The BBC has announced that it will provide high-definition television coverage of the World Cup and Wimbledon as part of a trial service starting in the summer, coinciding with the launch of HDTV by satellite broadcaster BSkyB.

The BBC HD service will start on 15 May and the first live programme will be the opening World Cup match between Germany and Costa Rica on 9 June, with coverage provided by the German host broadcasters.

The World Cup will be the first major sporting event to be broadcast in HD in the UK. Sporting coverage will continue in high definition with matches from the Centre Court and Court One at Wimbledon.

Viewers will need an ‘HD Ready’ TV and compatible set-top box to receive the service. The World Cup is expected to provide a major incentive for consumers in the UK to upgrade their sets.

Satellite broadcaster BSkyB will launch its high-definition service in advance of the World Cup. The consolidated cable operator in the UK is also planning to provide a high-definition television service.

Freeview viewers are likely to miss out. A technical trial on digital terrestrial television will apparently be confined to only a few hundred households in London. The BBC says there is limited terrestrial capacity for a high-definition service until digital switchover between 2008 and 2012, although it is lobbying the regulator Ofcom to make capacity available for such purposes.
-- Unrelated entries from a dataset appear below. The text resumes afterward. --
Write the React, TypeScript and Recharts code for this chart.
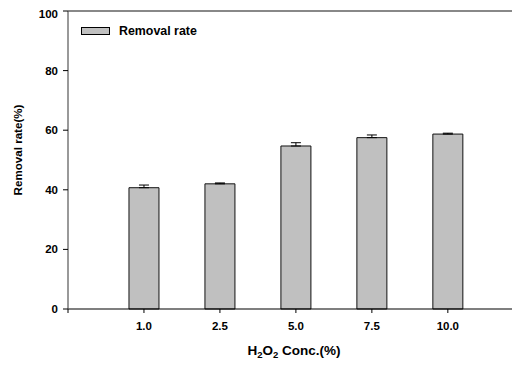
import React from 'react';
import { BarChart, Bar, XAxis, YAxis, ErrorBar, ReferenceLine } from 'recharts';

const concentrations = ['1.0', '2.5', '5.0', '7.5', '10.0'];
const removalRate = [40.7, 42.0, 54.7, 57.5, 58.7];
const removalErr = [0.9, 0.3, 1.1, 0.9, 0.3];
const yTicks = [0, 20, 40, 60, 80, 100];
const seriesName = 'Removal rate';

const data = concentrations.map((c, i) => ({
  x: i + 1,
  label: c,
  value: removalRate[i],
  err: [0, removalErr[i]],
}));

const FONT = '"Liberation Sans", Arial, sans-serif';

const LegendBox = () => (
  <div style={{ position: 'absolute', left: 73, top: 16, display: 'flex', alignItems: 'center', fontFamily: FONT, fontWeight: 'bold', fontSize: 12.4, color: '#000', lineHeight: '14px' }}>
    <span style={{ display: 'inline-block', boxSizing: 'border-box', width: 29, height: 8, background: '#c0c0c0', border: '1px solid #000', marginRight: 9 }} />
    <span>{seriesName}</span>
  </div>
);

const XLabel = (props: any) => {
  const vb = props.viewBox || {};
  const cx = vb.x + vb.width / 2;
  return (
    <text x={cx} y={347} textAnchor="middle" fontFamily={FONT} fontWeight="bold" fontSize={13.5} fill="#000">
      <tspan>H</tspan>
      <tspan fontSize={9.5} dy={3}>2</tspan>
      <tspan dy={-3}>O</tspan>
      <tspan fontSize={9.5} dy={3}>2</tspan>
      <tspan dy={-3}> Conc.(%)</tspan>
    </text>
  );
};

const YLabel = (props: any) => {
  const vb = props.viewBox || {};
  const cy = vb.y + vb.height / 2;
  return (
    <text x={14} y={cy - 10} transform={`rotate(-90, 14, ${cy - 10})`} textAnchor="middle" fontFamily={FONT} fontWeight="bold" fontSize={11.6} fill="#000">
      Removal rate(%)
    </text>
  );
};

export default function App() {
  return (
    <div style={{ width: 512, height: 357, position: 'relative' }}>
      <BarChart width={512} height={357} data={data} margin={{ top: 3, right: 0, bottom: 26, left: 0 }}>
        <XAxis
          type="number"
          dataKey="x"
          domain={[0, 5.95]}
          ticks={[0, 1, 2, 3, 4, 5]}
          interval={0}
          tickFormatter={(v: number) => (v >= 1 ? concentrations[v - 1] : '')}
          height={30}
          tickSize={4}
          tickMargin={9}
          axisLine={{ stroke: '#000', strokeWidth: 1.2 }}
          tickLine={{ stroke: '#000' }}
          tick={{ fill: '#000', fontSize: 11.5, fontWeight: 'bold', fontFamily: FONT }}
          label={<XLabel />}
        />
        <YAxis
          type="number"
          domain={[0, 100]}
          ticks={yTicks}
          width={60}
          tickSize={5}
          tickMargin={5}
          axisLine={{ stroke: '#555', strokeWidth: 1.2 }}
          tickLine={{ stroke: '#000' }}
          tick={{ fill: '#000', fontSize: 11.5, fontWeight: 'bold', fontFamily: FONT }}
          label={<YLabel />}
        />
        <ReferenceLine y={100} stroke="#888" strokeWidth={2} />
        <Bar dataKey="value" name={seriesName} fill="#c0c0c0" stroke="#111" strokeWidth={1} barSize={30} isAnimationActive={false}>
          <ErrorBar dataKey="err" width={5} stroke="#000" strokeWidth={1} direction="y" />
        </Bar>
      </BarChart>
      <LegendBox />
    </div>
  );
}
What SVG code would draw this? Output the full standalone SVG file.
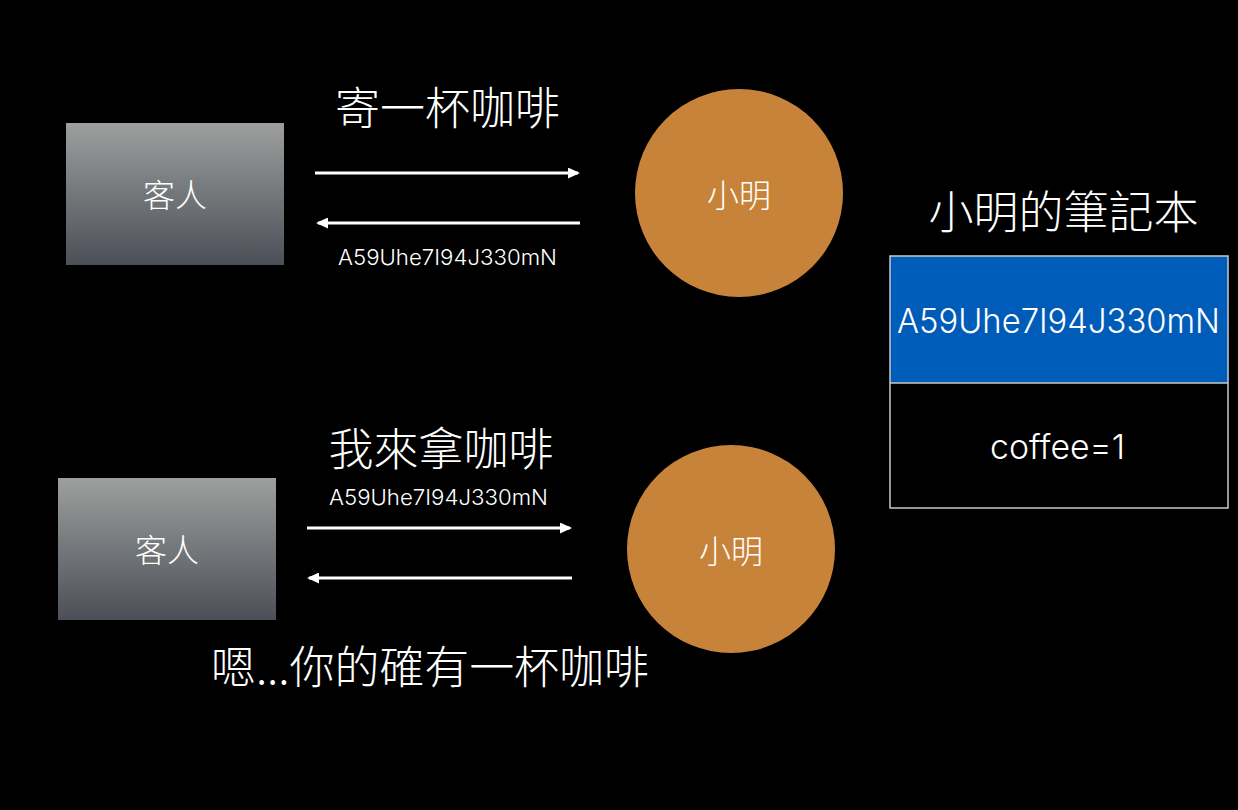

The BBC trial will continue for about twelve months. Running for between one or two hours a day, it will feature selected programmes, including the natural history series Planet Earth, and the BBC Proms concert season in high definition.

A technical test service has already been in operation on satellite for around six months and it has long been anticipated that the BBC would offer the World Cup in high definition. Last November the corporation said it planned to offer a high-definition television trial in 2006.

The only real surprise is that it has taken this long for the BBC to make a commitment to HDTV, although it has previously said that the majority of its production will be in high definition by the end of the decade.

The formal announcement of the high-definition trial service follows finalisation of the technical and partnership arrangements. Any ongoing service will be subject to approval by the new BBC Trust.

The BBC has said it can help provide the benefits of high-definition television to everyone, free to air, in the same way that it backed colour, stereo, widescreen and online.

According to recent research, as many as 700,000 British homes have an HDTV set, before high-definition television has even been launched in the country. Before Christmas, one in three sets sold was HD Ready. Previous predictions of two million sets installed by the end of 2006 and 10 million by the end of the decade could now look a little conservative, according to market researchers GFK.